Written by: Brandon Skanes and Cory Sellars
Message from the Owner:
In the spring of 2020 I became fascinated with Japanese culture, and this was the result of watching the anime Inuyasha (2000-2004). The “Inuyasha” anime (also based on a manga series which ran from 1996 to 2008), is primarily set in Feudal Japan.
This was a time from 1185 to about 1603, as it covered much of the Middle-Ages.Since this popular anime took place in a world of the past, stories often involved demons, ghosts, as well as yokai. So, what are yokai? According to yokai.com,
“Yokia are strange supernatural creatures and phenomena from Japanese folklore. The world of yokai also includes ghosts, transformed human and animals, spirit possession, urban legends, and other strange phenomena.”
I’ve learned some things about the Japanese supernatural, especially in 2021 when my friends and I conducted a paranormal investigation for the first time. From our own research, I also learned that some Asian cultures use intense profanity to push evil spirits away. So, what do we have in store today at The Modernist Son? Well, today’s blog post will be another showcase. This time we are focusing on Japanese horror, as a means of celebrating the Halloween season.
Before we dive straight into the content, our team has an announcement to make. I (the owner) and Cory Sellars have decided to collaborate for my next volume of poetry. This poetry collection is expected for the summer of 2022, and will be titled Cosmo and the Revolution. Horror will be a subgenre for this volume, as we will also focus on love, life, and the human condition. With that being said, Cory is also the co-author for this horror showcase.
(Written by Brandon Skanes)
About two hours from Tokyo, the area known as “Suicide Forest” rests on the northwestern part of Mount Fuji. Known formally as Aokigahara the forest gets its name from the large amount of people who have taken their own lives within the dense proximity.
Drawing from the significance of this place in Japanese culture, it’s said to be inhabited by the yurei- Japanese ghosts said to be prohibited from a peaceful afterlife. Thus, spirits of these dead men and women restlessly haunt the grounds of the park. As recently as the 1960s (it could have been earlier than this), the park has been associated with the issue of suicide and the paranormal. Interestingly, this has led to the nickname “Suicide Forest” within the English-speaking world. Back in 2003, 105 bodies of the deceased were found in the forest. Yes, that’s just for one year.
So, besides the issue of mass suicide; what makes this place so haunted? Well, this place has been long associated with death and the supernatural.

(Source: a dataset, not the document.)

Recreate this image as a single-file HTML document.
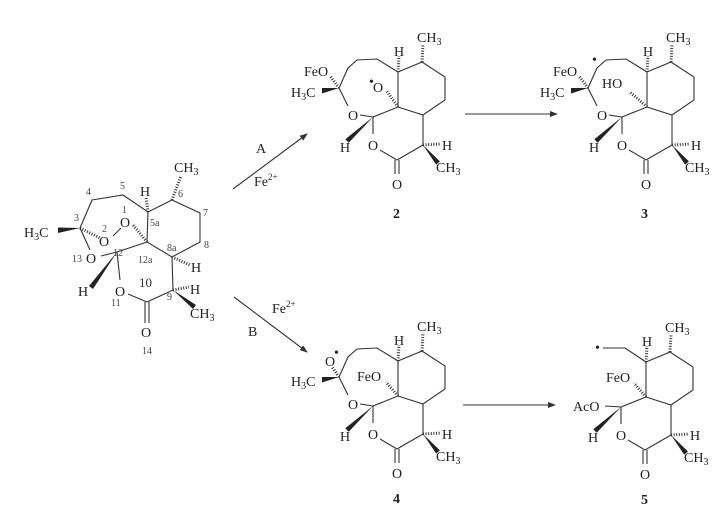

Actually, there have been records of large amounts of death as far back as the 1800s. Although not necessarily a proven fact, it’s possible ubasute was practiced in the area during the 1800s. More specifically, the term ubasute refers to bringing frail (or sick) elderly people to a remote area, and leaving them to die. Some people viewed this as a way of putting people out of their misery. However, we cannot dismiss this was the process of abandoning human life.
Red, or Blue?
(Written by Cory Sellars)
Here’s one of my favourite Japanese urban legends, and one I heard about when I was a kid. Actually, I heard about this legend when I was in junior high from 2008 to 2011. The paranormal creature known as the Aka Manto or even Red Cape, is something you would find in public bathrooms. Now, it’s something you would find more so in the public bathrooms of Japanese schools. But why Japan in particular? Well, I have no idea. Maybe someone pissed it off. In terms of what the story deals with, the Aka Manto is a masked spirit who appears to people when they are using public bathrooms.